Das Infrastrukturministerium macht aus dem gravierenden Mangel kein Hehl. Während in den Städten viele Menschen ohnehin händeringend nach für sie passenden Wohnungen suchten, sei im ländlichen Raum zwar häufig Wohnraum vorhanden. Dieser sei aber, »soweit er bezahlbar ist, nicht unbedingt barrierefrei«, sagt die Sprecherin.

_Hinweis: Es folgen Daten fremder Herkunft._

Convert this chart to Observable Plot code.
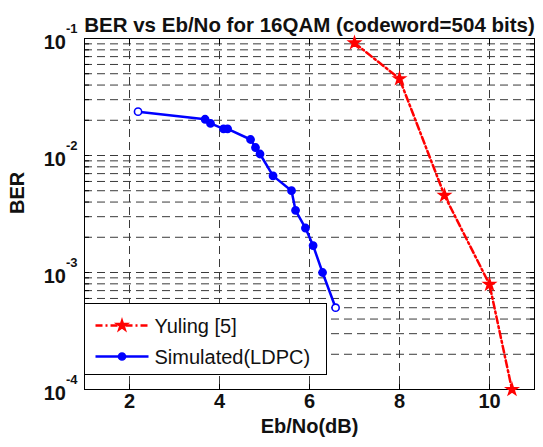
<!DOCTYPE html>
<html><head><meta charset="utf-8">
<script src="https://cdn.jsdelivr.net/npm/d3@7"></script>
<script src="https://cdn.jsdelivr.net/npm/@observablehq/plot@0.6"></script>
<style>body{margin:0;background:#fff}#wrap{width:543px;height:447px}</style>
</head><body><div id="wrap"></div>
<script>
// ---- data ----
const yulingX   = [7, 8, 9, 10, 10.5];
const yulingBER = [0.0917, 0.0453, 0.00456, 0.00079, 0.0001];
const ldpcX   = [2.19, 3.68, 3.80, 4.09, 4.18, 4.69, 4.80, 4.90, 5.19, 5.60, 5.69, 5.91, 6.08, 6.29, 6.58];
const ldpcBER = [0.0237, 0.0204, 0.0188, 0.0169, 0.0169, 0.0137, 0.0117, 0.0103, 0.0067, 0.0050, 0.0034, 0.0024, 0.0017, 0.0010, 0.0005];
const xTicks = [2, 4, 6, 8, 10];
const yDecades = [1e-1, 1e-2, 1e-3, 1e-4];
const yExponents = ["-1", "-2", "-3", "-4"];
const seriesNames = ["Yuling [5]", "Simulated(LDPC)"];
const titleText = "BER vs Eb/No for 16QAM (codeword=504 bits)";
const xLabel = "Eb/No(dB)";
const yLabel = "BER";

const yuling = yulingX.map((x, i) => ({x, y: yulingBER[i]}));
const ldpc = ldpcX.map((x, i) => ({x, y: ldpcBER[i], end: i === 0 || i === ldpcX.length - 1}));
const yDecadeRows = yDecades.map((v, i) => ({v, e: yExponents[i]}));
// minor log grid values (1..9 x each decade) inside the domain
const yGrid = [];
for (const d of [1e-4, 1e-3, 1e-2]) for (let m = 1; m <= 9; m++) yGrid.push(+(m * d).toPrecision(3));
const yGridInner = yGrid.filter(v => v > 1e-4);

const FONT = "'Liberation Sans', Arial, Helvetica, sans-serif";
const gridStyle = {stroke: "#3a3a3a", strokeWidth: 1, strokeDasharray: "8,5"};

function legendMark(index, scales, values, dim) {
  const left = (dim && dim.marginLeft) || 84;
  const g = d3.create("svg:g").attr("font-family", FONT).attr("text-anchor", "start");
  const x0 = left + 0.5, y0 = 303.5, w = 242, h = 71;
  g.append("rect").attr("x", x0).attr("y", y0).attr("width", w).attr("height", h)
    .attr("fill", "white").attr("stroke", "black").attr("stroke-width", 1);
  const rows = [
    {name: seriesNames[0], color: "red", dash: "7,3,2,3", sym: d3.symbolStar, size: 42, cy: y0 + 22},
    {name: seriesNames[1], color: "blue", dash: null, sym: d3.symbolCircle, size: 40, cy: y0 + 53}
  ];
  for (const r of rows) {
    g.append("line").attr("x1", x0 + 11).attr("x2", x0 + 64).attr("y1", r.cy).attr("y2", r.cy)
      .attr("stroke", r.color).attr("stroke-width", 2.5).attr("stroke-dasharray", r.dash);
    g.append("path").attr("d", d3.symbol(r.sym, r.size)()).attr("transform", `translate(${x0 + 37.5},${r.cy})`)
      .attr("fill", r.color).attr("stroke", r.color).attr("stroke-width", 1.5);
    g.append("text").attr("x", x0 + 70).attr("y", r.cy).attr("dy", "0.35em").attr("text-anchor", "start")
      .attr("font-size", 20).attr("fill", "#111").text(r.name);
  }
  return g.node();
}

const tickAxis = {tickSize: -5, tickFormat: () => "", stroke: "black", label: null};

const chart = Plot.plot({
  width: 543,
  height: 447,
  marginLeft: 84,
  marginRight: 9,
  marginTop: 38,
  marginBottom: 58,
  style: {fontFamily: FONT, background: "white", color: "black", overflow: "visible"},
  x: {domain: [1, 11], label: null},
  y: {type: "log", domain: [1e-4, 1e-1], label: null},
  marks: [
    Plot.ruleY(yGridInner, gridStyle),
    Plot.ruleX(xTicks, gridStyle),
    Plot.axisY({...tickAxis, anchor: "right", ticks: yGrid.concat([1e-1])}),
    Plot.axisY({...tickAxis, anchor: "left", ticks: yGrid.concat([1e-1])}),
    Plot.axisX({...tickAxis, anchor: "bottom", ticks: xTicks}),
    Plot.axisX({...tickAxis, anchor: "top", ticks: xTicks}),
    Plot.frame({stroke: "black", strokeWidth: 1}),
    // series
    Plot.line(yuling, {x: "x", y: "y", stroke: "red", strokeWidth: 2.5, strokeDasharray: "7,3,2,3"}),
    Plot.dot(yuling, {x: "x", y: "y", symbol: "star", r: 3.6, fill: "red", stroke: "red", strokeWidth: 1.5}),
    Plot.line(ldpc, {x: "x", y: "y", stroke: "blue", strokeWidth: 2.5}),
    Plot.dot(ldpc, {x: "x", y: "y", r: 3.6, fill: d => d.end ? "white" : "blue", stroke: "blue", strokeWidth: 1.6}),
    // tick labels
    Plot.text(xTicks, {x: d => d, frameAnchor: "bottom", dy: 18, text: d => String(d), fontSize: 20, fontWeight: "bold", fill: "#111"}),
    Plot.text(yDecadeRows, {y: "v", frameAnchor: "left", dx: -18.5, dy: 4, text: () => "10", textAnchor: "end", fontSize: 20, fontWeight: "bold", fill: "#111"}),
    Plot.text(yDecadeRows, {y: "v", frameAnchor: "left", dx: -18.5, dy: -10, text: "e", textAnchor: "start", fontSize: 13, fontWeight: "bold", fill: "#111"}),
    // labels
    Plot.text([xLabel], {frameAnchor: "bottom", dy: 43, text: d => d, fontSize: 20, fontWeight: "bold", fill: "#111"}),
    Plot.text([yLabel], {frameAnchor: "left", dx: -67, rotate: -90, text: d => d, fontSize: 20, fontWeight: "bold", fill: "#111"}),
    Plot.text([titleText], {frameAnchor: "top", dy: -21, dx: 0, text: d => d, fontSize: 20.5, fontWeight: "bold", fill: "#111"}),
    legendMark
  ]
});
document.getElementById("wrap").appendChild(chart);
</script>
</body></html>
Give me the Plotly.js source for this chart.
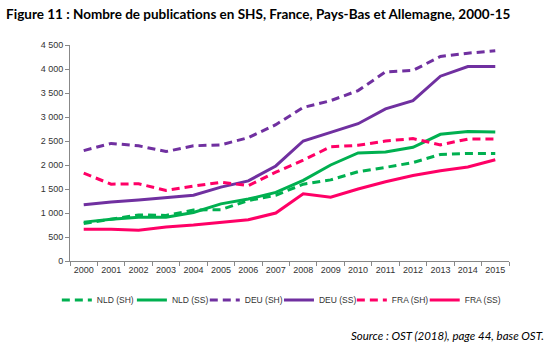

Die maßgeblichen Gründe sind hohe Zinsen und Baukosten, Handwerkermangel sowie die Krisen der letzten Jahre. Das alles mache Bauprojekte nicht nur teuer, sondern kaum noch kalkulierbar. »Wir hatten mit Tiefgarage und ohne Tiefgarage geplant«, sagt Held zum Beispiel. Eine Apotheke, die eigentlich im Erdgeschoss einziehen wollte, sei wieder abgesprungen. So ist bei dem Projekt Schrotehof zwar die Bodenplatte recht schnell entstanden. Es habe aber jahrelange Planungen gebraucht, bis die Bauarbeiten daran im September 2023 wirklich beginnen konnten. Seit 2018 arbeitet die Wohnungsbaugesellschaft inzwischen an dieser Anlage. Läuft alles gut, sollen die ersten Mieter Anfang 2026 einziehen.